Weaving History into Art was on view as well. It shows the work of living Native women artists inspired by Shan Goshorn (1957–2018). She’s an Eastern Bank Cherokee artist who lived in Tulsa and worked in basketry, silversmithing, painting, and photography. I’d never heard of her. Her art deals with Native historical trauma, of which there’s plenty in Oklahoma. I learned a lot without feeling bludgeoned by recrimination. The temporary exhibition galleries aren’t huge, but they’re small and various enough to promote storytelling.

I loved Carol Emarthle Douglas’s baskets and especially Holly Wilson’s Bloodline. It’s a 22-foot-long wall sculpture. On top of a long piece of locust wood cut in equal segments and assembled to look like an artery, small bronze figures process in a line. Each segment represents a generation. The tree’s cut lengthwise, so viewers see its own history. Bloodlines legally determine eligibility for tribal membership. The figures are anonymous and wraithlike. Most of us know little about our ancestry, but it’s ours nonetheless, unique and influential.

Clearly the curators have a strong, focused vision that’s refreshingly consonant with the collection and its home. The Native presence in Oklahoma, especially the Cherokees, is powerful.

Frederic Remington (1861-1909), The Mountain Man, modeled 1903, lost wax cast 1914, bronze (Courtesy Gilcrease Museum)

The Remington bronzes are arranged in a long, narrow space side by side, promoting a look at his style as it evolved. Good material on the connoisseurship of bronzes gives visitors a thorough understanding of art that’s iconic but knotty.

There’s a welcoming courtyard that’s spacious but not aggrandizing with a simple desk to get tickets. I got to see art almost immediately. The gift shop is one of the best I’ve visited, with a balance of books and Oklahoma craft.

Crowds at a Gilcrease opening, 2019 (Photo courtesy Gilcrease Museum)

The Gilcrease needs more gallery space, though. I’m certain of that.
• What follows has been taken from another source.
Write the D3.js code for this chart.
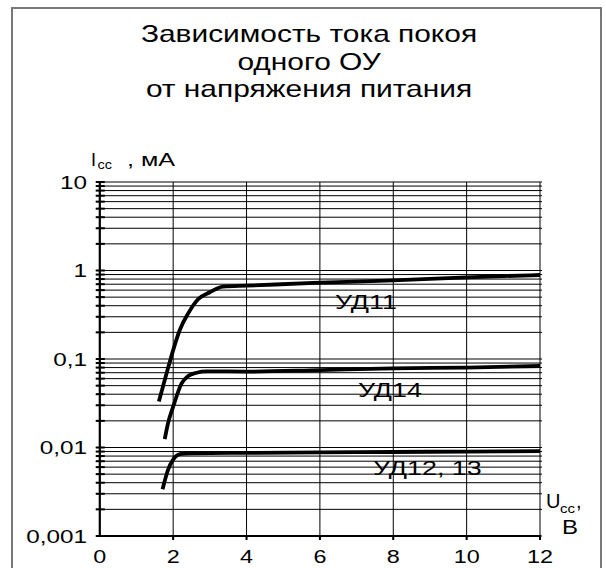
<!DOCTYPE html>
<html lang="ru">
<head>
    <meta charset="utf-8">
    <title>Зависимость тока покоя одного ОУ от напряжения питания</title>
    <script type="text/javascript" src="https://d3js.org/d3.v7.min.js"></script>
    <style>
        body { margin: 0; background: #fff; }
        text { font-family: "Liberation Sans", Arial, sans-serif; fill: #000; }
    </style>
</head>
<body>
    <div id="chart"></div>

    <script type="text/javascript">

        // Title lines
        var titleLines = ["Зависимость тока покоя", "одного ОУ", "от напряжения питания"];

        // Axis ticks
        var voltTicks = [0, 2, 4, 6, 8, 10, 12];
        var currTicks = [0.001, 0.01, 0.1, 1, 10];
        var currTickLabels = ["0,001", "0,01", "0,1", "1", "10"];

        // Curves: supply voltage (V) and quiescent current (mA)
        var ud11Volt = [1.61, 1.86, 2.0, 2.18, 2.41, 2.68, 3.0, 3.36, 4, 6, 8, 10, 12];
        var ud11Curr = [0.033, 0.079, 0.126, 0.213, 0.328, 0.473, 0.567, 0.657, 0.673, 0.728, 0.773, 0.838, 0.889];

        var ud14Volt = [1.77, 1.86, 2.0, 2.23, 2.41, 2.64, 2.91, 4, 6, 8, 10, 12];
        var ud14Curr = [0.0124, 0.0188, 0.0289, 0.0531, 0.0643, 0.070, 0.0726, 0.072, 0.075, 0.0785, 0.080, 0.0834];

        var ud12Volt = [1.71, 1.86, 2.0, 2.18, 2.45, 4, 6, 8, 10, 12];
        var ud12Curr = [0.00337, 0.0056, 0.0073, 0.0084, 0.0086, 0.0087, 0.0088, 0.0089, 0.009, 0.0091];

        var curveNames = ["УД11", "УД14", "УД12, 13"];

        var width = 606, height = 568;

        var svg = d3.select("#chart").append("svg")
            .attr("width", width)
            .attr("height", height);

        // Frame round the whole picture
        svg.append("rect")
            .attr("x", 12).attr("y", 8)
            .attr("width", 589).attr("height", 600)
            .attr("fill", "none")
            .attr("stroke", "#6a6a6a")
            .attr("stroke-width", 1.8);

        var x = d3.scaleLinear().domain([0, 12]).range([99.8, 540]);
        var y = d3.scaleLog().domain([0.001, 10]).range([536, 182]);

        // helper for text; the original lettering is stretched sideways (sx)
        function label(str, px, py, size, anchor, sx) {
            return svg.append("text")
                .attr("transform", "translate(" + px + "," + py + ") scale(" + (sx || 1) + ",1)")
                .attr("text-anchor", anchor || "start")
                .style("font-size", size + "px")
                .text(str);
        }

        // Title
        titleLines.forEach(function(t, i) {
            label(t, 309, [42, 70, 97][i], 23, "middle", 1.3);
        });

        // Horizontal grid (every log tick)
        var grid = svg.append("g").attr("stroke", "#000").attr("stroke-width", 1);
        grid.selectAll("line.h")
            .data(y.ticks())
            .enter().append("line")
            .attr("class", "h")
            .attr("x1", x(0) - 4)
            .attr("x2", x(12) + 2)
            .attr("y1", function(d) { return y(d); })
            .attr("y2", function(d) { return y(d); });

        // Vertical grid
        grid.selectAll("line.v")
            .data(voltTicks.slice(1))
            .enter().append("line")
            .attr("class", "v")
            .attr("x1", function(d) { return x(d); })
            .attr("x2", function(d) { return x(d); })
            .attr("y1", y(10))
            .attr("y2", y(0.001) + 4);

        // Axes
        svg.append("line")
            .attr("x1", x(0)).attr("x2", x(0))
            .attr("y1", y(10) - 1).attr("y2", y(0.001))
            .attr("stroke", "#000").attr("stroke-width", 2.2);
        svg.append("line")
            .attr("x1", x(0) - 1).attr("x2", x(12) + 1)
            .attr("y1", y(0.001)).attr("y2", y(0.001))
            .attr("stroke", "#000").attr("stroke-width", 2.2);

        // Tick marks on the y axis
        svg.append("g").selectAll("line")
            .data(y.ticks())
            .enter().append("line")
            .attr("x1", x(0) - 4).attr("x2", x(0) + 5)
            .attr("y1", function(d) { return y(d); })
            .attr("y2", function(d) { return y(d); })
            .attr("stroke", "#000").attr("stroke-width", 2);

        // Tick marks on the x axis
        svg.append("g").selectAll("line")
            .data(voltTicks.slice(1))
            .enter().append("line")
            .attr("x1", function(d) { return x(d); })
            .attr("x2", function(d) { return x(d); })
            .attr("y1", y(0.001)).attr("y2", y(0.001) + 4)
            .attr("stroke", "#000").attr("stroke-width", 2);

        // Tick labels
        currTicks.forEach(function(d, i) {
            label(currTickLabels[i], 87, y(d) + 6.5, 18, "end", 1.35);
        });
        voltTicks.forEach(function(d) {
            label(d, x(d), 563, 18, "middle", 1.3);
        });

        // Axis titles
        label("I", 91, 166, 18);
        label("cc", 97.5, 168.5, 12, "start", 1.2);
        label(", мА", 127, 166, 18, "start", 1.4);

        label("U", 546, 508, 20);
        label("cc", 560, 513, 12, "start", 1.25);
        label(",", 576, 508, 20);
        label("В", 562, 534, 20, "start", 1.2);

        // Curves
        var line = d3.line()
            .x(function(d) { return x(d[0]); })
            .y(function(d) { return y(d[1]); })
            .curve(d3.curveMonotoneX);

        var curves = [
            d3.zip(ud11Volt, ud11Curr),
            d3.zip(ud14Volt, ud14Curr),
            d3.zip(ud12Volt, ud12Curr)
        ];

        svg.append("g").selectAll("path")
            .data(curves)
            .enter().append("path")
            .attr("d", line)
            .attr("fill", "none")
            .attr("stroke", "#000")
            .attr("stroke-width", 3.8)
            .attr("stroke-linecap", "butt");

        // Curve names
        label(curveNames[0], 335, 309, 21, "start", 1.28);
        label(curveNames[1], 358, 397, 21, "start", 1.28);
        label(curveNames[2], 373, 475, 21, "start", 1.28);

    </script>
</body>
</html>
It wants to show more Native art, and we need, nationally, more good spaces to display a survey of the best of this material, which is what the Gilcrease owns, though in storage. In 2016, Tulsa voters approved a sales-tax hike to pay for a citywide culture makeover that gives the Gilcrease a new building with much more gallery space. This project starts very soon. It’ll cost about $84 million.
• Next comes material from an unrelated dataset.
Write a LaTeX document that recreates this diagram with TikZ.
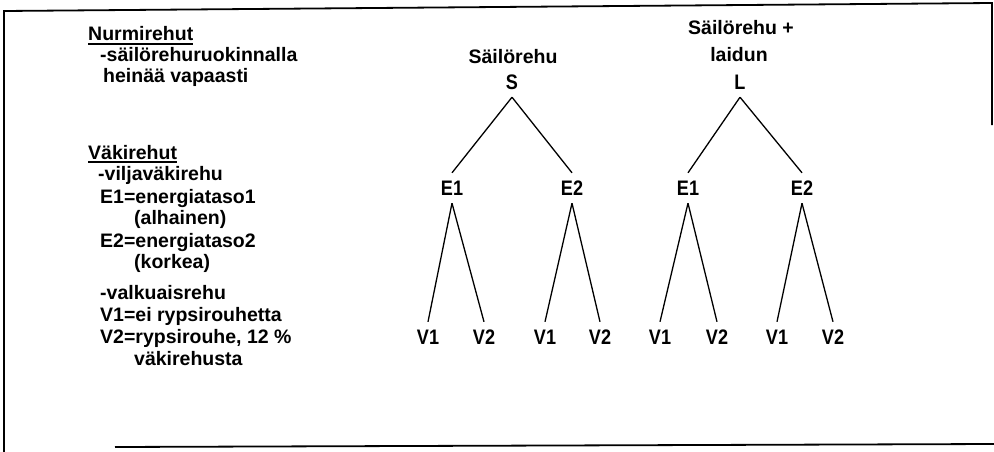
\documentclass[tikz,border=0pt]{standalone}
\usepackage{fontspec}
\setmainfont{Liberation Sans}
\newfontfamily\narrowfont[FakeStretch=0.86]{Liberation Sans}
\newcommand\ulbox[1]{\setbox0\hbox{#1}\rlap{\rule[-4pt]{\wd0}{1.8pt}}#1}
\begin{document}
\begin{tikzpicture}[x=1pt,y=-1pt,
  txt/.style={anchor=base west,inner sep=0pt,font=\bfseries\fontsize{19.5}{22}\selectfont},
  tnode/.style={inner xsep=1pt,inner ysep=0pt,minimum height=30pt,font=\narrowfont\bfseries\fontsize{21}{24}\selectfont},
  head/.style={inner sep=0pt,font=\bfseries\fontsize{19.5}{22}\selectfont},
  branch/.style={line width=1.3pt},
  frame/.style={line width=1.8pt}]
\useasboundingbox (0,0) rectangle (994,452);
% frame
\draw[frame] (4,452) -- (4,11) -- (992,3) -- (992,125);
\draw[frame] (115,447) -- (994,444);
% left legend
\node[txt] (n1) at (88,41) {\ulbox{Nurmirehut}};
\node[txt] (n2) at (100,62) {-säilörehuruokinnalla};
\node[txt] (n3) at (103,83) {heinää vapaasti};
\node[txt] (n4) at (88,159) {\ulbox{Väkirehut}};
\node[txt] (n5) at (98,180) {-viljaväkirehu};
\node[txt] (n6) at (100,203) {E1=energiataso1};
\node[txt] (n7) at (134,224) {(alhainen)};
\node[txt] (n8) at (100,247) {E2=energiataso2};
\node[txt] (n9) at (134,268) {(korkea)};
\node[txt] (n10) at (100,299) {-valkuaisrehu};
\node[txt] (n11) at (100,321) {V1=ei rypsirouhetta};
\node[txt] (n12) at (100,343) {V2=rypsirouhe, 12 \%};
\node[txt] (n13) at (134,365) {väkirehusta};
% left tree
\node[head] (sh) at (513,57) {Säilörehu};
\node[tnode] (S) at (512,82) {S};
\node[tnode] (sE1) at (452,188) {E1};
\node[tnode] (sE2) at (572,188) {E2};
\node[tnode] (sV11) at (428,337) {V1};
\node[tnode] (sV12) at (484,337) {V2};
\node[tnode] (sV21) at (545,337) {V1};
\node[tnode] (sV22) at (600,337) {V2};
% right tree
\node[head] (lh1) at (741,28) {Säilörehu +};
\node[head] (lh2) at (739,55) {laidun};
\node[tnode] (L) at (740,82) {L};
\node[tnode] (lE1) at (688,188) {E1};
\node[tnode] (lE2) at (802,188) {E2};
\node[tnode] (lV11) at (660,337) {V1};
\node[tnode] (lV12) at (717,337) {V2};
\node[tnode] (lV21) at (777,337) {V1};
\node[tnode] (lV22) at (833,337) {V2};
% branches
\draw[branch] (S.south) -- (sE1.north);
\draw[branch] (S.south) -- (sE2.north);
\draw[branch] (sE1.south) -- (sV11.north);
\draw[branch] (sE1.south) -- (sV12.north);
\draw[branch] (sE2.south) -- (sV21.north);
\draw[branch] (sE2.south) -- (sV22.north);
\draw[branch] (L.south) -- (lE1.north);
\draw[branch] (L.south) -- (lE2.north);
\draw[branch] (lE1.south) -- (lV11.north);
\draw[branch] (lE1.south) -- (lV12.north);
\draw[branch] (lE2.south) -- (lV21.north);
\draw[branch] (lE2.south) -- (lV22.north);
\end{tikzpicture}
\end{document}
I hope the Gilcrease doesn’t fall for an overweight, overindulged visitor-service function. People go to a museum to see art, not to be welcomed to the point of exhaustion. I cringe when I hear the words “visitor experience” used to justify museum-building projects, since, from observation, that means to me lots of money dumped on frills.

I abhor, for instance, dedicated special party spaces in museums. Unlike neurotics, I think it’s fine to serve food and beverages in galleries, which makes them the best party spaces imaginable. Spending a fortune on dedicated event space — empty most of the time — is a waste of money. Since the money for the new building comes from the City of Tulsa, it’s fair to worry about a needless diversion privileging space for amenities over art.

I wish I’d stayed longer in Tulsa. It’s a fabled oil town, founded on gushers, and that appeals. Places driven to prosperity by oil tend, in my opinion, to have the friendliest, most practical people. The money is mostly new, so the rural, impoverished past isn’t too distant. They’re Baptists or Methodists, so they keep airs in check. Ranching’s a big business, too, and a cultural reference point. Herding and breeding cattle isn’t for the lily-livered.

Frederic Remington (1861-1909), Hungry Moon, 1906, oil on canvas (Courtesy Gilcrease Museum)

Tulsans know that almost everything’s made from oil, and they chuckle at the very notion we can change the world’s climate by banning it. And Will Rogers was from Tulsa, or from nearby Oologah. “Live in such a way that you wouldn’t be afraid to sell your parrot to the town gossip” is good advice, combining as it does sheer absurdity with the merits of self-control and a clear conscience.

Editor’s note: This article had been edited since its original publication.